Schoppe's remarks make it clear that Bruno's thinking and teachings violated a taboo. At the time, philosophical investigations had almost indistinguishably merged physical and natural history. The entire system of previous ideas had been called into question. The Church drew a line that no one was allowed to cross. Woe to anyone who dared to go beyond it. Bruno, who did so, paid for his daring with his life.
Another contemporary witness reports:
“Present at this gruesome spectacle were the highest ecclesiastical dignitaries in great numbers.
Probably fifty cardinals may have been present in Rome; the whole Catholic Church in its highest orders gathered around its head, witnessed the spectacle of Bruno’s burning and feasted, as Nero and his court once did on the Christians burning as torches, so now they, the leaders of the religion of love, feasted on the slow death throes of the dying philosopher”.
Giordano Bruno wrote in one of his books that he had never understood the Holy Trinity, but believed that one was never so close to the mystery as at the hour of his death.
“You kill me because, in your opinion, I have denied Christ; there is so much truth in this that I have always placed knowledge higher than faith; but I also knew that one can only know what one lives, and I never denied that one can only be ALIVE as a LOVING HUMAN BEING. If only you had said that the man from Nazareth came to us from God, because he was a truly loving man - I assure you, I would never have mocked his figure.

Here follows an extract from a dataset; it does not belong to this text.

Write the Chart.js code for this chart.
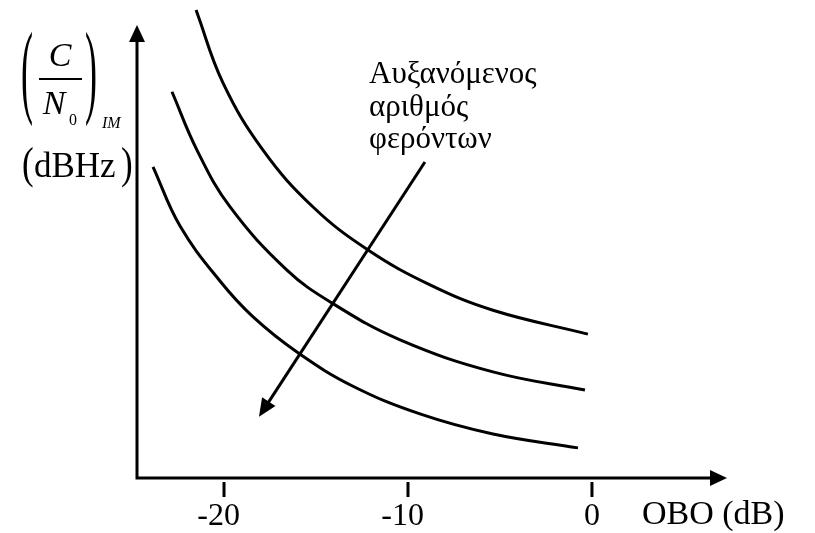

On the other hand, I had to crush your power-obsessed Christological myth with the power of my words. A past god speaks from you. No one will believe in your God anymore, except in the grip of your own fears and nightmares. But my God will take up residence in people's hearts and teach them the love that I was not yet capable of.
Love alone was and remains sacred to me.
But who are you, my supposedly so righteous judges and executioners!
Have you ever heard that song of love that sounds through the world as an inaudible song?”